The other day, when in Missouri on vacation, I stopped by and snapped a few photos.
Like the rest of Laumeier Sculpture Park, the Adam Aronson Fine Arts Center is free and open daily. The building is located adjacent to the main parking lots, just west of Laumeier's Estate House (now Kranzberg Education Lab, renovated by Trivers). The building provides interior gallery space for an institution primarily geared to outdoor art; Laumeier executive director Marilu Knode is quoted in the STL Public Radio piece: "You know we’re an outdoor park, we don’t need a fancy building we need something that’s like a barn!" The design could be seen as a contemporary barn, with a curved profile and asymmetrical massing.
The primarily solid north elevation (below) that faces the parking lot is covered in wood panels and vertical wood fins set at slight angles to each other. These fins seem to mimic the irregularity of nature, like an extension of the grasses next to the building.
On the east facade (below), which faces the old Estate House, the glass storefront is covered by more wood fins. Here the orientation is strictly vertical, but the bottom edge curves, reiterating the profile of the roof. The overhang of the roof/wall, combined with the fins, cuts down on direct sunlight entering the gallery space in the morning.
The standing seam roof, first glimpsed on the north, wraps around to the south (below) to close off the gallery from any direct southern sunlight.
Inside, the curved gable creates a fairly pleasing open gallery space that looks onto the old Estate House (below). Per the architects, elsewhere in the building are a new visitor's resource center, multi-purpose disciple classroom, painting studio, clay studio, and media room, as well as support spaces (art staging, art archive and a catering kitchen).

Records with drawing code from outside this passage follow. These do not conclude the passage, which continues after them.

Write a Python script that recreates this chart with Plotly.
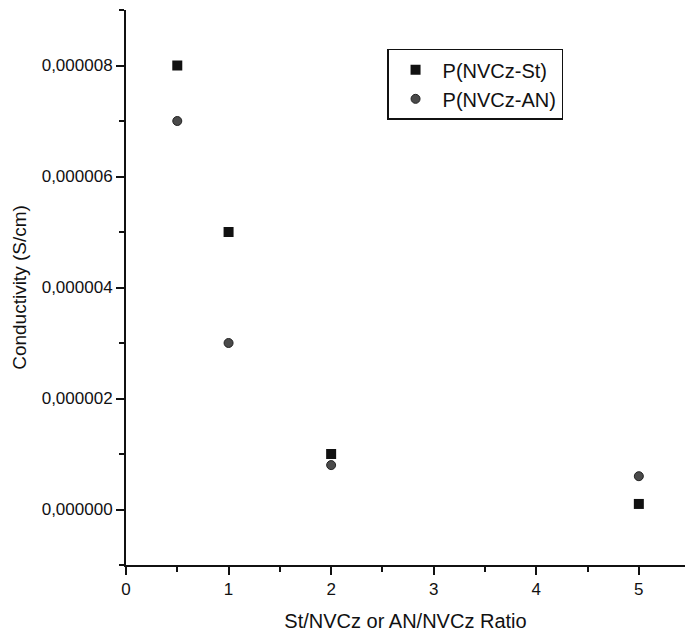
import plotly.graph_objects as go

# Conductivity vs. monomer feed ratio
ratio = [0.5, 1, 2, 5]
st_conductivity = [8.0e-6, 5.0e-6, 1.0e-6, 0.1e-6]
an_conductivity = [7.0e-6, 3.0e-6, 0.8e-6, 0.6e-6]

x_ticks = [0, 1, 2, 3, 4, 5]
y_ticks = [0, 2e-6, 4e-6, 6e-6, 8e-6]

font_family = "Liberation Sans, Arial, sans-serif"

fig = go.Figure()
fig.add_trace(go.Scatter(
    x=ratio, y=st_conductivity, mode="markers", name="P(NVCz-St)",
    marker=dict(symbol="square", size=10, color="#111111"),
))
fig.add_trace(go.Scatter(
    x=ratio, y=an_conductivity, mode="markers", name="P(NVCz-AN)",
    marker=dict(symbol="circle", size=9, color="#4a4a4a",
                line=dict(color="#222222", width=1)),
))

axis_common = dict(
    showline=True, linecolor="#111111", linewidth=2,
    showgrid=False, zeroline=False, mirror=False,
    ticks="outside", ticklen=8, tickwidth=1.5, tickcolor="#111111",
    tickfont=dict(family=font_family, size=17, color="#111111"),
    minor=dict(ticks="outside", ticklen=5, tickwidth=1.5, tickcolor="#111111"),
)

fig.update_layout(
    width=685, height=632,
    margin=dict(l=126, r=0, t=10, b=67),
    paper_bgcolor="white", plot_bgcolor="white",
    separators=", ",
    font=dict(family=font_family, color="#111111"),
    xaxis=dict(
        range=[0, 5.45], tickvals=x_ticks,
        title=dict(text="St/NVCz or AN/NVCz Ratio", font=dict(size=20), standoff=17),
        **axis_common,
    ),
    yaxis=dict(
        range=[-1e-6, 9e-6], tickvals=y_ticks, tickformat=".6f",
        title=dict(text="Conductivity (S/cm)", font=dict(size=19), standoff=10),
        **axis_common,
    ),
    legend=dict(
        x=0.467, y=0.93, xanchor="left", yanchor="top",
        bordercolor="#111111", borderwidth=1.5, bgcolor="white",
        font=dict(family=font_family, size=20, color="#111111"),
        tracegroupgap=0, itemwidth=44, entrywidth=150,
    ),
    showlegend=True,
)

fig.update_xaxes(minor_dtick=0.5)
fig.update_yaxes(minor_dtick=1e-6)

fig.write_html("out.html")
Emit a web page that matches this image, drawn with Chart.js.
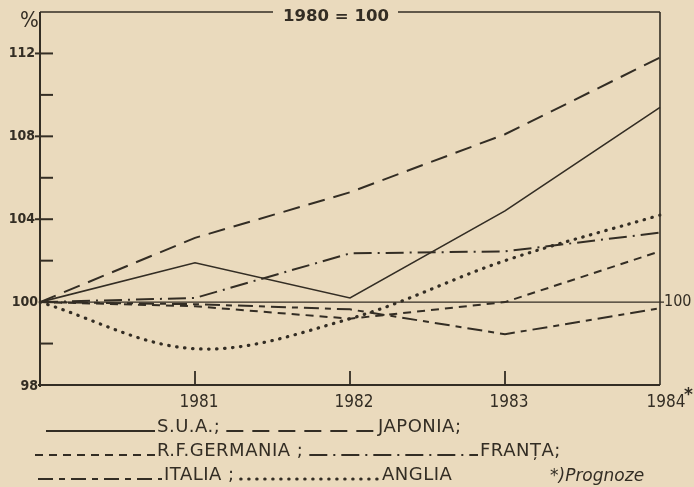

Filled with Drawing from the Collection: 40 Years at Laumeier on my visit, the gallery felt a bit empty, underutilized. Perhaps this is so the space can double for events, but it seems that the curators need to figure out how to best use the space, whose height allows tall pieces and whose shorter walls are suited to paintings and drawings. Compared with the barn-like galleries of Herzog & de Meuron's Parrish Art Museum, this gallery lacks warmth, but I could see some larger, colorful artworks here providing some much-needed contrast to the white and gray.